Another benefit of having a schedule is creating a more consistent routine. This ties the last two strategies together.
When you have a consistent routine, you limit your choices and create context for any habit you want to integrate into your life. If you write and follow a schedule, you are much more likely to succeed.
Be Proactive Every Day
You’ll be totally pumped to work toward your goal on some days, but it’s impossible to keep up a high pace over the long term. This means that despite your best intentions, you will experience ups and downs, and it is inevitable that it will become harder to motivate yourself after a while.
To mitigate this, decide ahead of time what the minimum action is to satisfy your goal, and make sure you do it every day.
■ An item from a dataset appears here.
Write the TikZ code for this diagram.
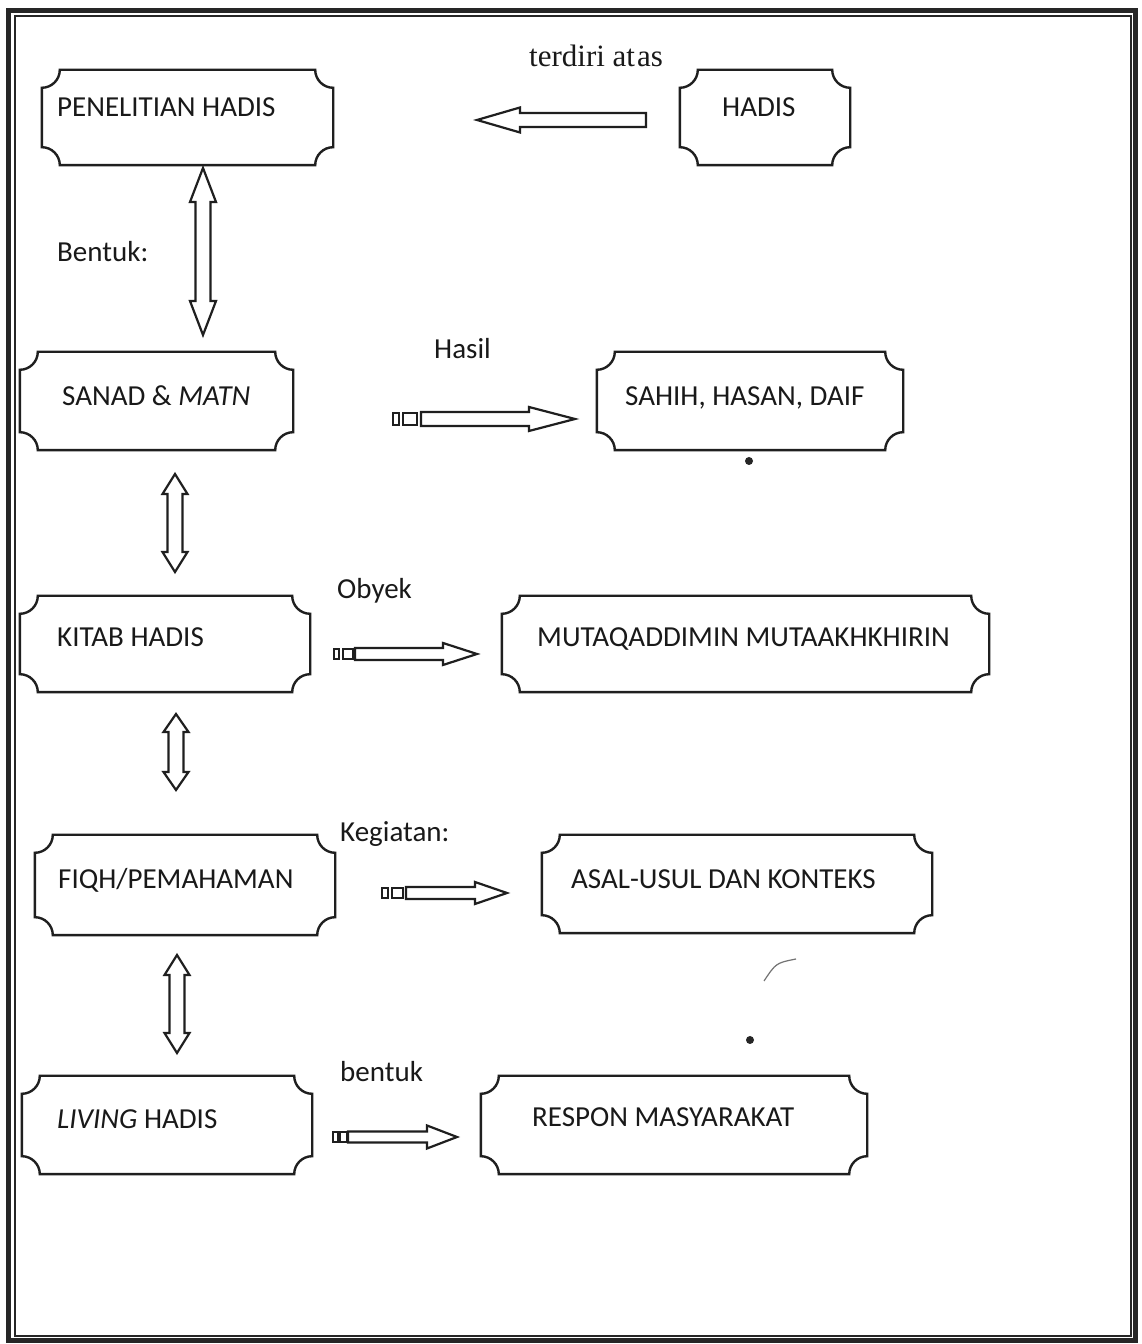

The only way your habit will stick is if take action even, and especially, when you don’t really want to.
When You Fall Down, Get Right Back Up
Some days are easier than others, and sometimes you may not make any progress on your goal at all, or even step back a few paces.
When you fall off track, it’s important not to give up entirely. Instead, figure out exactly what trigger made you give up.
For example, say you want to go sugar free but you succumbed to the allure of an ice-cream cone yesterday. Instead of giving up on your goal, use this slip-up as a learning opportunity and make a plan.
In this example, you might decide that the time you have a sugar craving you’ll have a cup of unsweetened peppermint tea or eat an orange before you reach for the ice-cream.
Procrastination is the #1 reason people don’t achieve their health goals. So don’t start tomorrow. Start today. Don’t wait, start right now!
If you make a specific plan, set reasonable goals, and keep the big picture in mind, you’ll reach your health goals easily.